Two recent New Zealand High Court decisions have shed light on the enforcement of Restraint of Trade clauses under franchise agreements.

Restraint of Trade clauses are designed to protect the franchisor from the franchisee taking the intellectual property and opening up in competition with the franchisor at the end of their agreement. The decisions have gone both ways, one in favour of the franchisor, and the other in favour of the franchisee.

In Mad Butcher Holdings Ltd v Standard 730 Ltd [2019] NZHC 589, Mad Butcher Holdings (MBH) sought an injunction to stop Standard 730 Ltd (Standard) from carrying on trading as an independent butcher after the natural expiry of the franchise agreement. When assessing the request for injunctive relief a court looks at whether there is a serious question to be tried, where the balance of convenience lies, and where the overall justice of the case lies.

  • A serious question to be tried was established on the basis that MBH has a strongly arguable case that it had enforceable contractual provisions, which at the time restrained Standard from operating a retail butchery shop in the premises.
  • The balance of convenience was influenced by the uncertainty of Standards ability to pay damages, and that an injunction could be conditional on MBH’s principal providing security in a form acceptable to the Registrar.
  • In assessing overall justice it was determined that Standard had been put on notice by MBH not to continue trading as an independent butcher, and that his Standards staff would not have had employment if he has not continued as an independent butcher.

The High Court found in favour of MBH and granted the injunction to stop Standard trading as an independent butcher.

On the other hand, in Mainland Digital Marketing Ltd v Willetts [2019] NZHC 2542, Mainland Digital Marketing (MDM) the franchisee was attempting to enforce a restraint of trade to stop two of its ex franchisors from taking up employment with one of the companies contracted to the franchise.

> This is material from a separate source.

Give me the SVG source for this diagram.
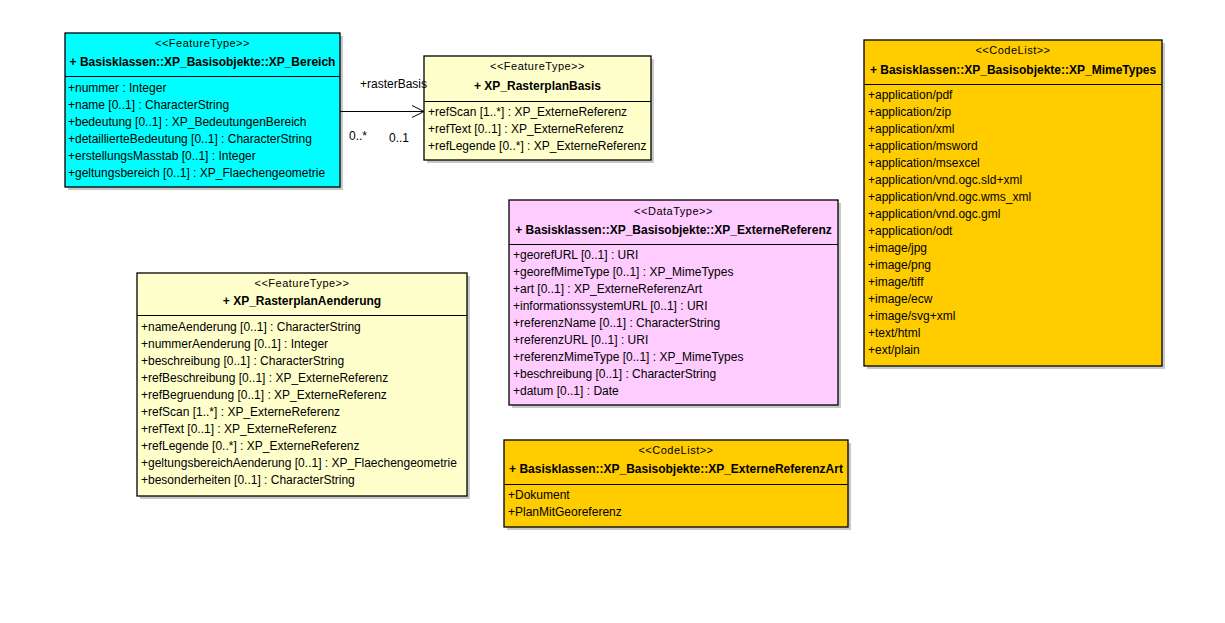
<svg xmlns="http://www.w3.org/2000/svg" width="1225" height="623" viewBox="0 0 1225 623">
<style>
text{font-family:"Liberation Sans",Arial,sans-serif;fill:#000}
.st{font-size:11px;letter-spacing:0.5px;text-anchor:middle}
.nm{font-size:12px;font-weight:bold;text-anchor:middle}
.at{font-size:12px}
.lb{font-size:12px}
.box{stroke:#000;stroke-width:1.3}
.sh{fill:#c8c8c8}
.sep{stroke:#000;stroke-width:1}
.ft{fill:#FFFFCC}
.cy{fill:#00FFFF}
.cl{fill:#FFCC00}
.dt{fill:#FFCCFF}
</style>
<defs>
<marker id="open" markerWidth="14" markerHeight="14" refX="13" refY="7" orient="auto" markerUnits="userSpaceOnUse">
<path d="M1,1 L13,7 L1,13" fill="none" stroke="#000" stroke-width="1"/>
</marker>
</defs>
<rect width="1225" height="623" fill="#fff"/>

<g id="XP_Bereich">
<rect class="sh" x="68" y="36" width="275" height="154"/>
<rect class="box cy" x="65" y="33" width="275" height="154"/>
<line class="sep" x1="65" y1="76.5" x2="340" y2="76.5"/>
<text class="st" x="202.5" y="47">&lt;&lt;FeatureType&gt;&gt;</text>
<text class="nm" x="202.5" y="66">+ Basisklassen::XP_Basisobjekte::XP_Bereich</text>
<text class="at" x="68" y="91.5">+nummer : Integer</text>
<text class="at" x="68" y="108.5">+name [0..1] : CharacterString</text>
<text class="at" x="68" y="125.5">+bedeutung [0..1] : XP_BedeutungenBereich</text>
<text class="at" x="68" y="142.5">+detaillierteBedeutung [0..1] : CharacterString</text>
<text class="at" x="68" y="159.5">+erstellungsMasstab [0..1] : Integer</text>
<text class="at" x="68" y="176.5">+geltungsbereich [0..1] : XP_Flaechengeometrie</text>
</g>

<g id="XP_RasterplanBasis">
<rect class="sh" x="427" y="59" width="227" height="104"/>
<rect class="box ft" x="424" y="56" width="227" height="104"/>
<line class="sep" x1="424" y1="101.5" x2="651" y2="101.5"/>
<text class="st" x="537.5" y="70">&lt;&lt;FeatureType&gt;&gt;</text>
<text class="nm" x="537.5" y="90">+ XP_RasterplanBasis</text>
<text class="at" x="428" y="115.5">+refScan [1..*] : XP_ExterneReferenz</text>
<text class="at" x="428" y="132.5">+refText [0..1] : XP_ExterneReferenz</text>
<text class="at" x="428" y="149.5">+refLegende [0..*] : XP_ExterneReferenz</text>
</g>

<g id="XP_MimeTypes">
<rect class="sh" x="867" y="43" width="298" height="326"/>
<rect class="box cl" x="864" y="40" width="298" height="326"/>
<line class="sep" x1="864" y1="84.5" x2="1162" y2="84.5"/>
<text class="st" x="1013" y="54">&lt;&lt;CodeList&gt;&gt;</text>
<text class="nm" x="1013" y="74">+ Basisklassen::XP_Basisobjekte::XP_MimeTypes</text>
<text class="at" x="868" y="98.5">+application/pdf</text>
<text class="at" x="868" y="115.5">+application/zip</text>
<text class="at" x="868" y="132.5">+application/xml</text>
<text class="at" x="868" y="149.5">+application/msword</text>
<text class="at" x="868" y="166.5">+application/msexcel</text>
<text class="at" x="868" y="183.5">+application/vnd.ogc.sld+xml</text>
<text class="at" x="868" y="200.5">+application/vnd.ogc.wms_xml</text>
<text class="at" x="868" y="217.5">+application/vnd.ogc.gml</text>
<text class="at" x="868" y="234.5">+application/odt</text>
<text class="at" x="868" y="251.5">+image/jpg</text>
<text class="at" x="868" y="268.5">+image/png</text>
<text class="at" x="868" y="285.5">+image/tiff</text>
<text class="at" x="868" y="302.5">+image/ecw</text>
<text class="at" x="868" y="319.5">+image/svg+xml</text>
<text class="at" x="868" y="336.5">+text/html</text>
<text class="at" x="868" y="353.5">+ext/plain</text>
</g>

<g id="XP_ExterneReferenz">
<rect class="sh" x="512" y="203" width="329" height="205"/>
<rect class="box dt" x="509" y="200" width="329" height="205"/>
<line class="sep" x1="509" y1="244.5" x2="838" y2="244.5"/>
<text class="st" x="673.5" y="215">&lt;&lt;DataType&gt;&gt;</text>
<text class="nm" x="673.5" y="234">+ Basisklassen::XP_Basisobjekte::XP_ExterneReferenz</text>
<text class="at" x="513" y="258.5">+georefURL [0..1] : URI</text>
<text class="at" x="513" y="275.5">+georefMimeType [0..1] : XP_MimeTypes</text>
<text class="at" x="513" y="292.5">+art [0..1] : XP_ExterneReferenzArt</text>
<text class="at" x="513" y="309.5">+informationssystemURL [0..1] : URI</text>
<text class="at" x="513" y="326.5">+referenzName [0..1] : CharacterString</text>
<text class="at" x="513" y="343.5">+referenzURL [0..1] : URI</text>
<text class="at" x="513" y="360.5">+referenzMimeType [0..1] : XP_MimeTypes</text>
<text class="at" x="513" y="377.5">+beschreibung [0..1] : CharacterString</text>
<text class="at" x="513" y="394.5">+datum [0..1] : Date</text>
</g>

<g id="XP_RasterplanAenderung">
<rect class="sh" x="140" y="276" width="330" height="223"/>
<rect class="box ft" x="137" y="273" width="330" height="223"/>
<line class="sep" x1="137" y1="315.5" x2="467" y2="315.5"/>
<text class="st" x="302" y="287">&lt;&lt;FeatureType&gt;&gt;</text>
<text class="nm" x="302" y="305">+ XP_RasterplanAenderung</text>
<text class="at" x="141" y="330.5">+nameAenderung [0..1] : CharacterString</text>
<text class="at" x="141" y="347.5">+nummerAenderung [0..1] : Integer</text>
<text class="at" x="141" y="364.5">+beschreibung [0..1] : CharacterString</text>
<text class="at" x="141" y="381.5">+refBeschreibung [0..1] : XP_ExterneReferenz</text>
<text class="at" x="141" y="398.5">+refBegruendung [0..1] : XP_ExterneReferenz</text>
<text class="at" x="141" y="415.5">+refScan [1..*] : XP_ExterneReferenz</text>
<text class="at" x="141" y="432.5">+refText [0..1] : XP_ExterneReferenz</text>
<text class="at" x="141" y="449.5">+refLegende [0..*] : XP_ExterneReferenz</text>
<text class="at" x="141" y="466.5">+geltungsbereichAenderung [0..1] : XP_Flaechengeometrie</text>
<text class="at" x="141" y="483.5">+besonderheiten [0..1] : CharacterString</text>
</g>

<g id="XP_ExterneReferenzArt">
<rect class="sh" x="507" y="443" width="344" height="87"/>
<rect class="box cl" x="504" y="440" width="344" height="87"/>
<line class="sep" x1="504" y1="484.5" x2="848" y2="484.5"/>
<text class="st" x="676" y="454">&lt;&lt;CodeList&gt;&gt;</text>
<text class="nm" x="676" y="473">+ Basisklassen::XP_Basisobjekte::XP_ExterneReferenzArt</text>
<text class="at" x="508" y="498.5">+Dokument</text>
<text class="at" x="508" y="515.5">+PlanMitGeoreferenz</text>
</g>

<g id="connectors">
<line x1="340" y1="111.5" x2="424" y2="111.5" stroke="#000" stroke-width="1" marker-end="url(#open)"/>
<text class="lb" x="360" y="88">+rasterBasis</text>
<text class="lb" x="349" y="140">0..*</text>
<text class="lb" x="389" y="142">0..1</text>
</g>
</svg>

In their new role, they were determined to be market competitors because the services provided were identical to those provided by the franchise. However, a determining factor in the case was there was no prohibition on becoming an employee in the restraint of trade, whereas a previous shareholder of MDM was subject to a restraint of trade that clearly prohibited him from becoming an employee of a market competitor. The omission was sufficient to preclude the restraint of trade from applying.

Another determination in the case was that when determining whether it was the same type of business it was sufficient to establish that some of the individual components of the business for were being carried on, and not necessary to establish all the elements of the business in the restraints of trade were undertaken in the new business dealing.

Restraints of trade can be fickle and the utmost care should be taken to ensure that they are enforceable and have their desired effect.